**What is asked**
Begin at the first line of the data and copy each line through the one containing "return 1 - y / H", that line included, with no pictures.

**Data excerpt**
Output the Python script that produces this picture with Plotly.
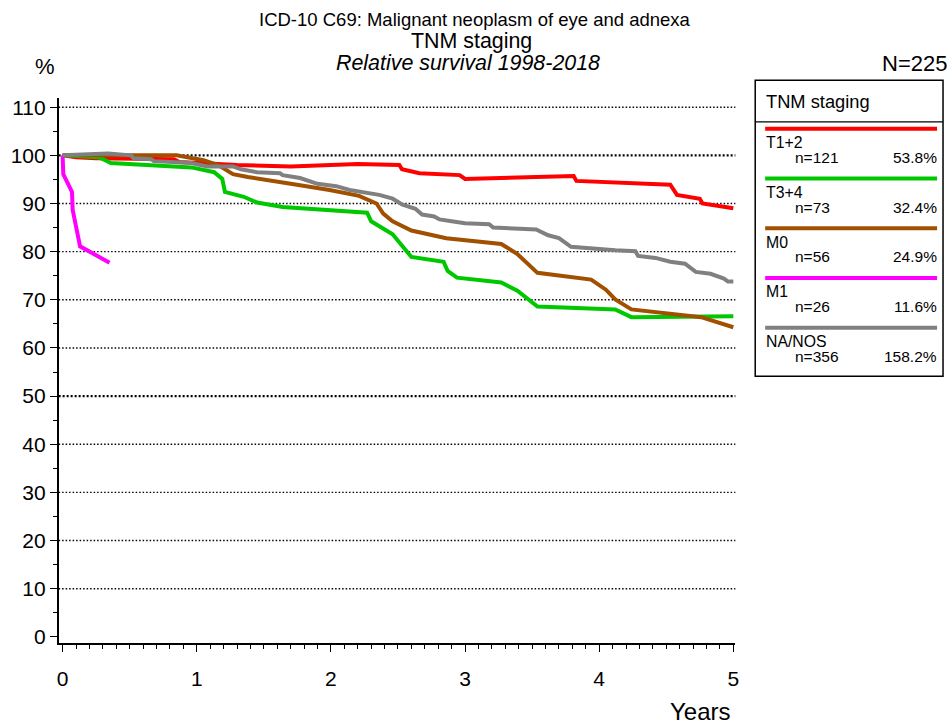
import plotly.graph_objects as go

W, H = 951, 728

# Relative survival curves (years, percent)
t12_years = [0, 0.10, 0.25, 0.83, 0.87, 1.30, 1.70, 2.20, 2.51, 2.53, 2.66, 2.96, 3.00, 3.81, 3.83, 4.27, 4.53, 4.58, 4.75, 4.77, 5.00]
t12_surv = [100, 99.6, 99.4, 99.2, 98.6, 98.0, 97.7, 98.2, 98.0, 97.1, 96.3, 95.9, 95.1, 95.7, 94.7, 94.3, 93.9, 91.8, 91.0, 90.0, 89.0]

t34_years = [0, 0.27, 0.36, 0.96, 1.13, 1.19, 1.21, 1.35, 1.45, 1.64, 2.27, 2.30, 2.46, 2.60, 2.84, 2.87, 2.94, 3.27, 3.39, 3.54, 4.12, 4.24, 5.00]
t34_surv = [100, 99.6, 98.4, 97.5, 96.5, 95.1, 92.4, 91.4, 90.2, 89.3, 88.1, 86.3, 83.6, 78.9, 77.9, 76.0, 74.6, 73.6, 71.9, 68.6, 68.0, 66.4, 66.6]

m0_years = [0, 0.85, 1.05, 1.16, 1.27, 1.38, 1.70, 1.99, 2.21, 2.34, 2.39, 2.46, 2.60, 2.86, 3.27, 3.39, 3.54, 3.94, 4.05, 4.12, 4.24, 4.76, 5.00]
m0_surv = [100, 100, 99.0, 98.0, 96.1, 95.5, 94.1, 92.8, 91.6, 90.0, 87.9, 86.3, 84.4, 82.8, 81.6, 79.5, 75.6, 74.2, 72.1, 70.1, 68.0, 66.4, 64.3]

m1_years = [0, 0.005, 0.07, 0.075, 0.13, 0.35]
m1_surv = [100, 96.1, 92.4, 88.7, 81.1, 77.7]

nanos_years = [0, 0.34, 0.51, 0.53, 0.66, 0.68, 0.96, 1.08, 1.27, 1.33, 1.45, 1.62, 1.64, 1.77, 1.90, 2.04, 2.14, 2.27, 2.36, 2.46, 2.53, 2.63, 2.68, 2.77, 2.81, 2.90, 3.00, 3.18, 3.21, 3.53, 3.62, 3.70, 3.79, 4.12, 4.27, 4.29, 4.42, 4.53, 4.64, 4.72, 4.83, 4.93, 4.96, 5.00]
nanos_surv = [100, 100.4, 100, 99.4, 99.2, 98.8, 98.4, 97.7, 97.7, 97.1, 96.5, 96.3, 95.9, 95.3, 94.1, 93.6, 92.8, 92.2, 91.8, 91.0, 89.8, 88.9, 87.7, 87.3, 86.7, 86.3, 85.9, 85.7, 85.0, 84.6, 83.4, 82.8, 81.0, 80.3, 80.1, 79.1, 78.7, 77.9, 77.5, 75.8, 75.4, 74.4, 73.8, 73.8]

group_names = ["T1+2", "T3+4", "M0", "M1", "NA/NOS"]
group_n = ["n=121", "n=73", "n=56", "n=26", "n=356"]
group_pct = ["53.8%", "32.4%", "24.9%", "11.6%", "158.2%"]
group_colors = ["#FF0000", "#00C800", "#A05000", "#FF00FF", "#808080"]
series_x = [t12_years, t34_years, m0_years, m1_years, nanos_years]
series_y = [t12_surv, t34_surv, m0_surv, m1_surv, nanos_surv]

y_grid = [10, 20, 30, 40, 50, 60, 70, 80, 90, 100, 110]
y_grid_bold = [50, 100]

FONT = "Liberation Sans, Arial, sans-serif"


def px(x):
    return x / W


def py(y):
    return 1 - y / H


fig = go.Figure()
for name, xs, ys, col in zip(group_names, series_x, series_y, group_colors):
    fig.add_trace(go.Scatter(x=xs, y=ys, mode="lines", name=name,
                             line=dict(color=col, width=4), showlegend=False,
                             hoverinfo="x+y"))

# dotted horizontal reference lines
shapes = []
for g in y_grid:
    bold = g in y_grid_bold
    shapes.append(dict(type="line", xref="x domain", yref="y", x0=0, x1=1, y0=g, y1=g,
                       line=dict(color="black", width=2.4 if bold else 1.4,
                                 dash="2px,2px" if bold else "1.5px,2px"),
                       layer="below"))

# legend panel
box_l, box_r, box_t, box_b = 758, 947, 79, 378
shapes.append(dict(type="rect", xref="paper", yref="paper", x0=px(box_l), x1=px(box_r),
                   y0=py(box_b), y1=py(box_t), line=dict(color="black", width=1.5)))
shapes.append(dict(type="line", xref="paper", yref="paper", x0=px(box_l), x1=px(box_r),
                   y0=py(121), y1=py(121), line=dict(color="black", width=1.2)))

annotations = []
annotations.append(dict(text="TNM staging", x=px(767), y=py(100), xref="paper", yref="paper",
                        xanchor="left", yanchor="middle", showarrow=False,
                        font=dict(family=FONT, size=18.3, color="black")))
for i, (name, n, pct, col) in enumerate(zip(group_names, group_n, group_pct, group_colors)):
    y0 = 128 + 50.2 * i
    shapes.append(dict(type="line", xref="paper", yref="paper", x0=px(768), x1=px(941),
                       y0=py(y0), y1=py(y0), line=dict(color=col, width=4)))
    annotations.append(dict(text=name, x=px(767), y=py(y0 + 14), xref="paper", yref="paper",
                            xanchor="left", yanchor="middle", showarrow=False,
                            font=dict(family=FONT, size=15.8, color="black")))
    annotations.append(dict(text=n, x=px(796), y=py(y0 + 29), xref="paper", yref="paper",
                            xanchor="left", yanchor="middle", showarrow=False,
                            font=dict(family=FONT, size=15.5, color="black")))
    annotations.append(dict(text=pct, x=px(943), y=py(y0 + 29), xref="paper", yref="paper",
                            xanchor="right", yanchor="middle", showarrow=False,
                            font=dict(family=FONT, size=15.5, color="black")))

# titles and axis captions
annotations += [
    dict(text="ICD-10 C69: Malignant neoplasm of eye and adnexa", x=px(476), y=py(18),
         xref="paper", yref="paper", xanchor="center", yanchor="middle", showarrow=False,
         font=dict(family=FONT, size=18.5, color="black")),
    dict(text="TNM staging", x=px(472), y=py(39), xref="paper", yref="paper",
         xanchor="center", yanchor="middle", showarrow=False,
         font=dict(family=FONT, size=21.4, color="black")),
    dict(text="<i>Relative survival 1998-2018</i>", x=px(469), y=py(62), xref="paper", yref="paper",
         xanchor="center", yanchor="middle", showarrow=False,
         font=dict(family=FONT, size=21.4, color="black")),
    dict(text="%", x=px(43), y=py(65), xref="paper", yref="paper",
         xanchor="center", yanchor="middle", showarrow=False,
         font=dict(family=FONT, size=22, color="black")),
    dict(text="N=225", x=px(953), y=py(62), xref="paper", yref="paper",
         xanchor="right", yanchor="middle", showarrow=False,
         font=dict(family=FONT, size=22, color="black")),
    dict(text="Years", x=px(736), y=py(716), xref="paper", yref="paper",
         xanchor="right", yanchor="middle", showarrow=False,
         font=dict(family=FONT, size=24, color="black")),
]

fig.update_layout(
    width=W, height=H,
    margin=dict(l=0, r=0, t=0, b=0),
    paper_bgcolor="white", plot_bgcolor="white",
    showlegend=False,
    shapes=shapes, annotations=annotations,
    xaxis=dict(domain=[px(57), px(738)], range=[-0.0296, 5.015],
               tickmode="array", tickvals=[0, 1, 2, 3, 4, 5],
               ticks="outside", ticklen=7, tickwidth=1.2, tickcolor="black",
               ticklabelstandoff=9,
               minor=dict(dtick=0.1, tick0=0, ticks="outside", ticklen=4, tickwidth=1, tickcolor="black"),
               showline=True, linecolor="black", linewidth=1.5, showgrid=False, zeroline=False,
               tickfont=dict(family=FONT, size=21, color="black")),
    yaxis=dict(domain=[py(647), py(97)], range=[-1.23, 111.9],
               tickmode="array", tickvals=[0, 10, 20, 30, 40, 50, 60, 70, 80, 90, 100, 110],
               ticks="outside", ticklen=7, tickwidth=1.2, tickcolor="black",
               minor=dict(dtick=5, tick0=0, ticks="outside", ticklen=4, tickwidth=1, tickcolor="black"),
               showline=True, linecolor="black", linewidth=1.5, showgrid=False, zeroline=False,
               tickfont=dict(family=FONT, size=21, color="black")),
)

fig.write_html("out.html")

**Final answer**
Output the Python script that produces this picture with Plotly.
import plotly.graph_objects as go

W, H = 951, 728

# Relative survival curves (years, percent)
t12_years = [0, 0.10, 0.25, 0.83, 0.87, 1.30, 1.70, 2.20, 2.51, 2.53, 2.66, 2.96, 3.00, 3.81, 3.83, 4.27, 4.53, 4.58, 4.75, 4.77, 5.00]
t12_surv = [100, 99.6, 99.4, 99.2, 98.6, 98.0, 97.7, 98.2, 98.0, 97.1, 96.3, 95.9, 95.1, 95.7, 94.7, 94.3, 93.9, 91.8, 91.0, 90.0, 89.0]

t34_years = [0, 0.27, 0.36, 0.96, 1.13, 1.19, 1.21, 1.35, 1.45, 1.64, 2.27, 2.30, 2.46, 2.60, 2.84, 2.87, 2.94, 3.27, 3.39, 3.54, 4.12, 4.24, 5.00]
t34_surv = [100, 99.6, 98.4, 97.5, 96.5, 95.1, 92.4, 91.4, 90.2, 89.3, 88.1, 86.3, 83.6, 78.9, 77.9, 76.0, 74.6, 73.6, 71.9, 68.6, 68.0, 66.4, 66.6]

m0_years = [0, 0.85, 1.05, 1.16, 1.27, 1.38, 1.70, 1.99, 2.21, 2.34, 2.39, 2.46, 2.60, 2.86, 3.27, 3.39, 3.54, 3.94, 4.05, 4.12, 4.24, 4.76, 5.00]
m0_surv = [100, 100, 99.0, 98.0, 96.1, 95.5, 94.1, 92.8, 91.6, 90.0, 87.9, 86.3, 84.4, 82.8, 81.6, 79.5, 75.6, 74.2, 72.1, 70.1, 68.0, 66.4, 64.3]

m1_years = [0, 0.005, 0.07, 0.075, 0.13, 0.35]
m1_surv = [100, 96.1, 92.4, 88.7, 81.1, 77.7]

nanos_years = [0, 0.34, 0.51, 0.53, 0.66, 0.68, 0.96, 1.08, 1.27, 1.33, 1.45, 1.62, 1.64, 1.77, 1.90, 2.04, 2.14, 2.27, 2.36, 2.46, 2.53, 2.63, 2.68, 2.77, 2.81, 2.90, 3.00, 3.18, 3.21, 3.53, 3.62, 3.70, 3.79, 4.12, 4.27, 4.29, 4.42, 4.53, 4.64, 4.72, 4.83, 4.93, 4.96, 5.00]
nanos_surv = [100, 100.4, 100, 99.4, 99.2, 98.8, 98.4, 97.7, 97.7, 97.1, 96.5, 96.3, 95.9, 95.3, 94.1, 93.6, 92.8, 92.2, 91.8, 91.0, 89.8, 88.9, 87.7, 87.3, 86.7, 86.3, 85.9, 85.7, 85.0, 84.6, 83.4, 82.8, 81.0, 80.3, 80.1, 79.1, 78.7, 77.9, 77.5, 75.8, 75.4, 74.4, 73.8, 73.8]

group_names = ["T1+2", "T3+4", "M0", "M1", "NA/NOS"]
group_n = ["n=121", "n=73", "n=56", "n=26", "n=356"]
group_pct = ["53.8%", "32.4%", "24.9%", "11.6%", "158.2%"]
group_colors = ["#FF0000", "#00C800", "#A05000", "#FF00FF", "#808080"]
series_x = [t12_years, t34_years, m0_years, m1_years, nanos_years]
series_y = [t12_surv, t34_surv, m0_surv, m1_surv, nanos_surv]

y_grid = [10, 20, 30, 40, 50, 60, 70, 80, 90, 100, 110]
y_grid_bold = [50, 100]

FONT = "Liberation Sans, Arial, sans-serif"


def px(x):
    return x / W


def py(y):
    return 1 - y / H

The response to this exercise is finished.